- From: Markku Savela <msa@msa.tte.vtt.fi>
- Date: Fri, 4 Jan 2002 13:11:03 +0200
- To: www-voice@w3.org
I've a minor doubt about interpreting "document scope" menu grammars. What grammars exactly will become document scope? - only automatic and dtmf grammars defined by the choice elements directly? - if choice has grammar elements, then grammars *within* choice elements will become document scope? Additional clarifications? - if choice includes only grammars elements with mode="dtmf", automatic grammar from the PCDATA content is generated or not? - if choice has "dtmf"-attribute (or menu has dtmf="true"), a grammar element with mode="dtfm" will override the attribute specified dtmf grammars or is addition to them? in VoiceXML "3.1.3 Scope of Grammars" "Menu grammars are also by default given dialog scope, and are active only when the user is in the menu. But they can be given document scope and be active throughout the document, and if their document is the application root document, also be active in any other loaded document belonging to the application. Grammars contained in menu choices cannot specify a scope." 1) I assume the last sentence only applies to the presence of "scope" attribute.

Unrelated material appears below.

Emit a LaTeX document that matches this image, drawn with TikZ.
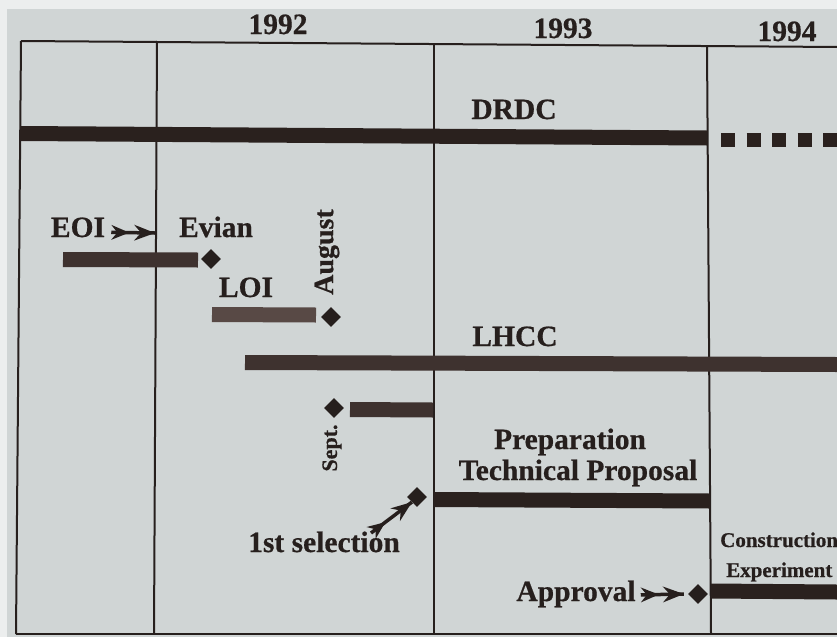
\documentclass[tikz,border=0pt]{standalone}
\usepackage{fontspec}
\setmainfont{Liberation Serif}[BoldFeatures={FakeBold=0.6}]
\usetikzlibrary{shapes.geometric,decorations.markings}
\definecolor{paper}{RGB}{208,213,213}
\definecolor{margin}{RGB}{236,238,238}
\definecolor{ink}{RGB}{38,31,29}
\definecolor{bardark}{RGB}{42,33,30}
\definecolor{barmid}{RGB}{62,50,47}
\definecolor{barlight}{RGB}{88,73,69}
\begin{document}
\begin{tikzpicture}[x=1pt,y=-1pt,
  lbl/.style={font=\fontsize{29.5}{31}\selectfont\bfseries, text=ink, inner sep=0pt, anchor=base},
  rlbl/.style={font=\fontsize{#1}{30}\selectfont\bfseries, text=ink, inner sep=0pt, anchor=center, rotate=90},
  smalllbl/.style={font=\fontsize{21}{23}\selectfont\bfseries, text=ink, inner sep=0pt, anchor=base west},
  frameline/.style={draw=ink, line width=2pt},
  darkbar/.style={draw=bardark, line width=15pt},
  midbar/.style={draw=barmid, line width=15pt},
  lightbar/.style={draw=barlight, line width=15pt},
  dia/.style={diamond, fill=ink, inner sep=0pt, minimum width=20pt, minimum height=20pt},
  farrow/.style={draw=ink, line width=3.5pt, postaction={decorate},
    decoration={markings,
      mark=at position 0 with {\fill[ink] (18pt,0pt) -- (0pt,7.5pt) -- (6pt,0pt) -- (0pt,-7.5pt) -- cycle;},
      mark=at position 1 with {\fill[ink] (0pt,0pt) -- (-21pt,8pt) -- (-14pt,0pt) -- (-21pt,-8pt) -- cycle;}}}
]
% background
\fill[margin] (0,0) rectangle (837,637);
\fill[paper] (7,9) rectangle (837,637);
\useasboundingbox (0,0) rectangle (837,637);

% frame
\coordinate (tl) at (21,41);
\coordinate (tr) at (837,47);
\coordinate (bl) at (16,634);
\coordinate (br) at (837,634);
\coordinate (v1t) at (157,41);
\coordinate (v1b) at (154,634);
\coordinate (v2t) at (434,43);
\coordinate (v2b) at (434,634);
\coordinate (v3t) at (707,46);
\coordinate (v3b) at (711,634);
\draw[frameline] (tl) -- (tr);
\draw[frameline] (bl) -- (br);
\draw[frameline] (tl) -- (bl);
\draw[frameline] (v1t) -- (v1b);
\draw[frameline] (v2t) -- (v2b);
\draw[frameline] (v3t) -- (v3b);

% years
\node[lbl] (y92) at (278,34) {1992};
\node[lbl] (y93) at (563,38) {1993};
\node[lbl] (y94) at (787,41) {1994};

% DRDC
\node[lbl] (drdc) at (514,119) {DRDC};
\coordinate (drdcA) at (20,133.5);
\coordinate (drdcB) at (707,138);
\coordinate (drdcC) at (721,140);
\coordinate (drdcD) at (837,140);
\draw[darkbar] (drdcA) -- (drdcB);
\draw[draw=bardark, line width=14pt, dash pattern=on 14pt off 11.5pt] (drdcC) -- (drdcD);

% EOI / Evian
\node[lbl] (eoi) at (78,237) {EOI};
\node[lbl] (evian) at (216,237) {Evian};
\coordinate (eoiB) at (155,233);
\draw[farrow] ([xshift=6pt,yshift=-5pt]eoi.east) -- (eoiB);
\coordinate (eoibarA) at (63,259.5);
\coordinate (eoibarB) at (198,260);
\draw[midbar] (eoibarA) -- (eoibarB);
\node[dia] (devian) at (211,259) {};

% LOI / August
\node[lbl] (loi) at (246,297) {LOI};
\node[rlbl=28] (aug) at (327,252) {August};
\coordinate (loibarA) at (212,314.5);
\coordinate (loibarB) at (316,315);
\draw[lightbar] (loibarA) -- (loibarB);
\node[dia] (daug) at (331,317) {};

% LHCC
\node[lbl] (lhcc) at (515,346) {LHCC};
\coordinate (lhccA) at (245,362.5);
\coordinate (lhccB) at (837,364.5);
\draw[midbar] (lhccA) -- (lhccB);

% Sept.
\node[dia] (dsept) at (334,408) {};
\coordinate (septA) at (350,409.5);
\coordinate (septB) at (433,410);
\draw[midbar] (septA) -- (septB);
\node[rlbl=22] (sept) at (332,448) {Sept.};

% Technical proposal
\node[lbl] (prep) at (570,449) {Preparation};
\node[lbl] (tp) at (578,480) {Technical Proposal};
\node[dia] (d1st) at (417,497) {};
\coordinate (tpA) at (434,499.5);
\coordinate (tpB) at (710,501);
\draw[darkbar] (tpA) -- (tpB);
\node[lbl] (sel) at (324,552) {1st selection};
\coordinate (selA) at (371,533);
\draw[farrow] (selA) -- (d1st.south west);

% Approval / Construction
\node[lbl] (appr) at (576,601) {Approval};
\node[dia] (dappr) at (698,594) {};
\draw[farrow] ([xshift=5pt,yshift=-1pt]appr.east) -- ([xshift=-4pt]dappr.west);
\coordinate (conA) at (711,591);
\coordinate (conB) at (837,592);
\draw[darkbar] (conA) -- (conB);
\node[smalllbl] (constr) at (720,547) {Construction};
\node[smalllbl] (exper) at (726,577) {Experiment};
\end{tikzpicture}
\end{document}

Grammar can still be document scope, if menu is? 2) I'm wondering about utility of specifying a "menu" on application root document. The end result is just same as a collection of equivalent "link" elements. Is it just in case someone executed root directly? [in general, the semantics of "document scope" menu grammars is same as a collection of links that are roughly equivalent of contained choice elements?]